Dive Brief:
- Rare disease drugmaker Alexion will buy Portola Pharmaceuticals for $1.44 billion, the latest deal aimed at expanding its business beyond Soliris, its flagship product and top-selling therapy.
- Alexion will pay $18 per share for Portola, a roughly 130% premium over Portola's closing stock price on May 4. Even with the sizable premium, however, Alexion is acquiring the biotech at a discount to the roughly $24 per share at which Portola traded to begin 2020.
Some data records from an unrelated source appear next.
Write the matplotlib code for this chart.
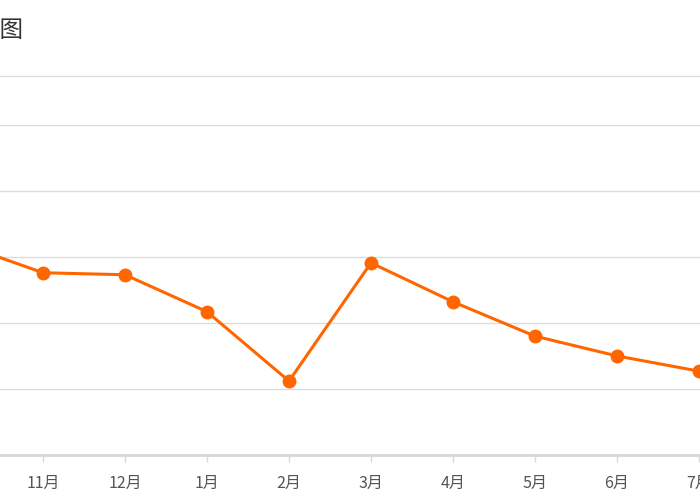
import matplotlib
matplotlib.use('Agg')
import matplotlib.pyplot as plt

plt.rcParams['font.family'] = ['Noto Sans CJK SC', 'DejaVu Sans']

# 数据（10月在左边界外）
months = ['10月', '11月', '12月', '1月', '2月', '3月', '4月', '5月', '6月', '7月']
values = [32.0, 27.6, 27.3, 21.7, 11.2, 29.1, 23.2, 18.0, 15.0, 12.7]
grid_vals = [10, 20, 30, 40, 50]

fig = plt.figure(figsize=(7, 5), dpi=100)
ax = fig.add_axes([0, 45 / 500, 1, 379 / 500])

x = list(range(len(months)))
ax.plot(x, values, color='#ff6600', linewidth=2.2, marker='o',
        markersize=9, markerfacecolor='#ff6600', markeredgecolor='#ff6600', zorder=3)

ax.set_xticks(x)
ax.set_xticklabels(months, fontsize=11.5, color='#555555')
ax.tick_params(axis='x', length=5, width=1, color='#d9d9d9', pad=9)
ax.set_yticks(grid_vals)
ax.tick_params(axis='y', left=False, labelleft=False)
ax.grid(axis='y', color='#dcdcdc', linewidth=1)
ax.set_axisbelow(True)

# 范围放在设置刻度之后
ax.set_xlim(39 / 82, 739 / 82)
ax.set_ylim(0, 57.4)

for s in ['left', 'right']:
    ax.spines[s].set_visible(False)
ax.spines['top'].set_color('#dcdcdc')
ax.spines['top'].set_linewidth(1)
ax.spines['bottom'].set_color('#d6d6d6')
ax.spines['bottom'].set_linewidth(2)

fig.text(23 / 700, 1 - 31 / 500, '价格趋势图', ha='right', va='center',
         fontsize=17, color='#333333')

fig.savefig('out.png', dpi=100)
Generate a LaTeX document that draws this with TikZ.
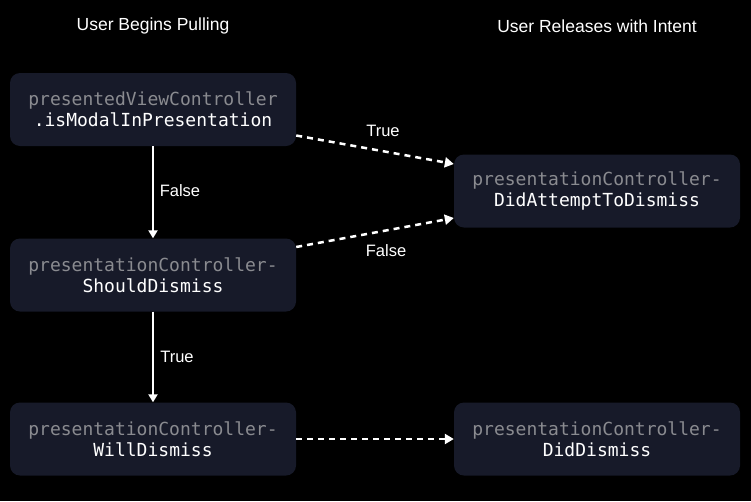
\documentclass[tikz,border=0pt]{standalone}
\usepackage{fontspec}
\setmainfont{Liberation Sans}
\newfontfamily\codefont{DejaVu Sans Mono}
\usetikzlibrary{arrows.meta,calc}
\definecolor{boxfill}{HTML}{171A29}
\definecolor{graytext}{HTML}{8A8B90}
\tikzset{
  x=1pt,y=-1pt,
  codebox/.style={fill=boxfill,rounded corners=10pt,minimum width=286pt,minimum height=73pt,
    inner sep=0pt,align=center,font=\codefont\fontsize{18}{21}\selectfont,text=white},
  title/.style={text=white,font=\fontsize{17.5}{20}\selectfont},
  lbl/.style={text=white,font=\fontsize{16.5}{19}\selectfont},
  solidarrow/.style={draw=white,line width=2pt,-{Triangle[length=8pt,width=9pt]}},
  dasharrow/.style={draw=white,line width=2.5pt,dash pattern=on 6pt off 5pt,-{Triangle[length=9pt,width=10pt]}},
}
\newcommand{\gl}[1]{\textcolor{graytext}{#1}}
\begin{document}
\begin{tikzpicture}
\fill[black] (0,0) rectangle (751,501);
\useasboundingbox (0,0) rectangle (751,501);

\node[title] (t1) at (153,26) {User Begins Pulling};
\node[title] (t2) at (597,26) {User Releases with Intent};

\node[codebox] (b1) at (153,109.5) {\gl{presentedViewController}\\.isModalInPresentation};
\node[codebox] (b2) at (153,275) {\gl{presentationController-}\\ShouldDismiss};
\node[codebox] (b3) at (153,439) {\gl{presentationController-}\\WillDismiss};
\node[codebox] (a1) at (597,191) {\gl{presentationController-}\\DidAttemptToDismiss};
\node[codebox] (a2) at (597,439) {\gl{presentationController-}\\DidDismiss};

\draw[solidarrow] (b1.south) -- (b2.north);
\draw[solidarrow] (b2.south) -- (b3.north);
\draw[dasharrow] ([yshift=-26pt]b1.east) -- ([yshift=27pt]a1.west);
\draw[dasharrow] ([yshift=28pt]b2.east) -- ([yshift=-27pt]a1.west);
\draw[dasharrow] (b3.east) -- (a2.west);

\node[lbl] (l1) at (383,131) {True};
\node[lbl] (l2) at (180,191) {False};
\node[lbl] (l3) at (386,251) {False};
\node[lbl] (l4) at (177,357) {True};
\end{tikzpicture}
\end{document}
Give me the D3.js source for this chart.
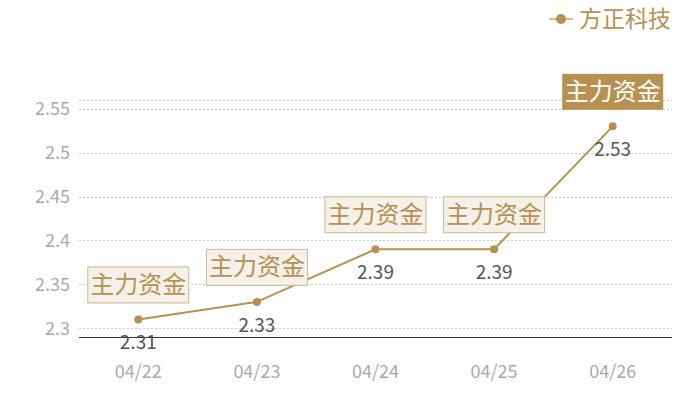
<!DOCTYPE html>
<html>
<head>
<meta charset="utf-8">
<script src="https://cdn.jsdelivr.net/npm/d3@7"></script>
<style>
  body { margin: 0; background: #fff; }
  svg { font-family: "Noto Sans CJK SC", "Noto Sans", sans-serif; }
</style>
</head>
<body>
<svg id="chart" width="700" height="400"></svg>
<script>
const dates = ["04/22", "04/23", "04/24", "04/25", "04/26"];
const prices = [2.31, 2.33, 2.39, 2.39, 2.53];
const yTicks = [2.3, 2.35, 2.4, 2.45, 2.5, 2.55];
const seriesName = "方正科技";
const markLabel = "主力资金";

const gold = "#b8904f";
const svg = d3.select("#chart");
const margin = {top: 100, right: 28, bottom: 63, left: 79};
const width = 700, height = 400;

const x = d3.scaleBand()
    .domain(dates)
    .range([margin.left, width - margin.right]);
const y = d3.scaleLinear()
    .domain([2.29, 2.56])
    .range([height - margin.bottom, margin.top]);
const cx = d => x(d) + x.bandwidth() / 2;

// grid lines
svg.append("g")
    .selectAll("line")
    .data(yTicks.concat([y.domain()[1]]))
    .join("line")
    .attr("x1", x.range()[0])
    .attr("x2", x.range()[1])
    .attr("y1", d => Math.round(y(d)) + 0.5)
    .attr("y2", d => Math.round(y(d)) + 0.5)
    .attr("stroke", "#ccc")
    .attr("stroke-dasharray", "2,2");

// y tick labels
svg.append("g")
    .selectAll("text")
    .data(yTicks)
    .join("text")
    .attr("x", 70)
    .attr("y", d => y(d))
    .attr("dy", "0.35em")
    .attr("text-anchor", "end")
    .attr("fill", "#aaa")
    .attr("font-size", 18)
    .text(d => d);

// x axis
svg.append("line")
    .attr("x1", x.range()[0])
    .attr("x2", x.range()[1])
    .attr("y1", y.range()[0] + 0.5)
    .attr("y2", y.range()[0] + 0.5)
    .attr("stroke", "#333");

svg.append("g")
    .selectAll("text")
    .data(dates)
    .join("text")
    .attr("x", d => cx(d))
    .attr("y", 372)
    .attr("dy", "0.35em")
    .attr("text-anchor", "middle")
    .attr("fill", "#aaa")
    .attr("font-size", 18)
    .text(d => d);

// the line
const I = d3.range(dates.length);
const line = d3.line()
    .x(i => cx(dates[i]))
    .y(i => y(prices[i]));

svg.append("path")
    .attr("fill", "none")
    .attr("stroke", gold)
    .attr("stroke-width", 2)
    .attr("d", line(I));

svg.append("g")
    .selectAll("circle")
    .data(I)
    .join("circle")
    .attr("cx", i => cx(dates[i]))
    .attr("cy", i => y(prices[i]))
    .attr("r", 4)
    .attr("fill", gold);

// value labels
svg.append("g")
    .selectAll("text")
    .data(I)
    .join("text")
    .attr("x", i => cx(dates[i]))
    .attr("y", i => y(prices[i]) + 23)
    .attr("dy", "0.35em")
    .attr("text-anchor", "middle")
    .attr("fill", "#555")
    .attr("font-size", 19)
    .text(i => prices[i]);

// mark boxes, drawn over the line
const last = dates.length - 1;
const marks = svg.append("g")
    .selectAll("g")
    .data(I)
    .join("g")
    .attr("transform", i => `translate(${cx(dates[i])},${y(prices[i]) - 17})`);

marks.append("rect")
    .attr("x", -50.5)
    .attr("y", -35.5)
    .attr("width", 101)
    .attr("height", 36)
    .attr("fill", i => i === last ? gold : "#f4f0ea")
    .attr("stroke", i => i === last ? "none" : "#d2b485");

marks.append("text")
    .attr("x", 0)
    .attr("y", -18)
    .attr("dy", "0.35em")
    .attr("text-anchor", "middle")
    .attr("font-size", 24)
    .attr("fill", i => i === last ? "#fff" : gold)
    .text(markLabel);

// legend
const legend = svg.append("g").attr("transform", "translate(549,19)");
legend.append("line")
    .attr("x1", 0).attr("x2", 24)
    .attr("stroke", gold)
    .attr("stroke-opacity", 0.6)
    .attr("stroke-width", 2);
legend.append("circle")
    .attr("cx", 12)
    .attr("r", 5)
    .attr("fill", gold);
legend.append("text")
    .attr("x", 30)
    .attr("dy", "0.35em")
    .attr("font-size", 23)
    .attr("fill", gold)
    .text(seriesName);
</script>
</body>
</html>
- By buying Portola, Alexion is betting it can greatly increase sales of Portola's chief drug Andexxa, which is used to reverse the effects of popular blood thinning drugs like Xarelto and Eliquis. Since winning U.S. approval for Andexxa in May 2018, Portola has had trouble building a market for the drug.
Dive Insight:
Biotech deals have been comparatively few so far in 2020, a year in which many predicted the record activity seen last year would continue. The economic disruption caused by the coronavirus pandemic has likely played a major role, although companies are still brokering fundraising and licensing agreements — at times via video conferencing.
This week has brought two outright acquisitions, first of cancer drugmaker Stemline Therapeutics and then of Portola. They are the first notable buyouts since Gilead's March purchase of Forty Seven for $4.9 billion and Eli Lilly's January takeover of Dermira for $1.1 billion.
By this time last year, for comparison, there were eleven major company or production acquisitions, including five worth over $1 billion.
Portola is the fourth company Alexion has bought since 2018, following deals for Achillion Pharmaceuticals, Syntimmune and Wilson Therapeutics. All fit under a diversification strategy Alexion has pursued to reduce its dependence on Soliris, an extremely pricey rare disease drug that accounted for 80% of the company's net product sales last year.
Unlike those earlier three, however, Alexion's acquisition of Portola places the company in a broader, rather than rare disease, market.
Portola's main drug Andexxa is what's known as a reversal agent for Factor Xa inhibitors, a class of anticoagulant drugs that includes Bristol Myers Squibb and Pfizer's Eliquis as well as Johnson & Johnson and Bayer's Xarelto.
This year, some 18 million people in the U.S. and Europe are expected to be treated with Factor Xa inhibitors, which are used to reduce the risk of blood clots in conditions like atrial fibrillation.
Alexion and Portola estimate about 3% to 5% of those patients will show up at a hospital with a major bleed exacerbated by blood thinning treatment. Andexxa works as an antidote of sorts, reversing the effects of blocking Factor Xa.
But the drug has never sold particularly well, hampered first by manufacturing issues that delayed a full commercial launch by months and then by limited hospital access to the drug, according to Paul Matteis, an analyst at the investment bank Stifel.
"The case for the deal rests on Alexion's ability to better commercialize an expensive hospital product through its network of hospital-based physicians and deep payer relationships," he wrote in a May 5 note to clients.
Last year, sales of the drug totaled some $112 million, although fourth quarter figures disclosed by Portola were 20% below third quarter sales.
In announcing the deal to investors, Alexion argued its marketing of Andexxa will be aided by a "near complete overlap" between the hospitals and physicians it's already targeting for Soliris and its successor drug Ultomiris.
The COVID-19 pandemic, which has overwhelmed hospitals in some states and limited capacity in others, will make engaging with hospitals on a new product much more difficult, however.
For Portola, the buyout ends a 17-year run as an independent company. In all but two of those years, Portola operated at a loss, accumulating a deficit of more than $1.8 billion. After debuting on the public markets in 2013, Portola shares peaked in 2017 at $66 per share.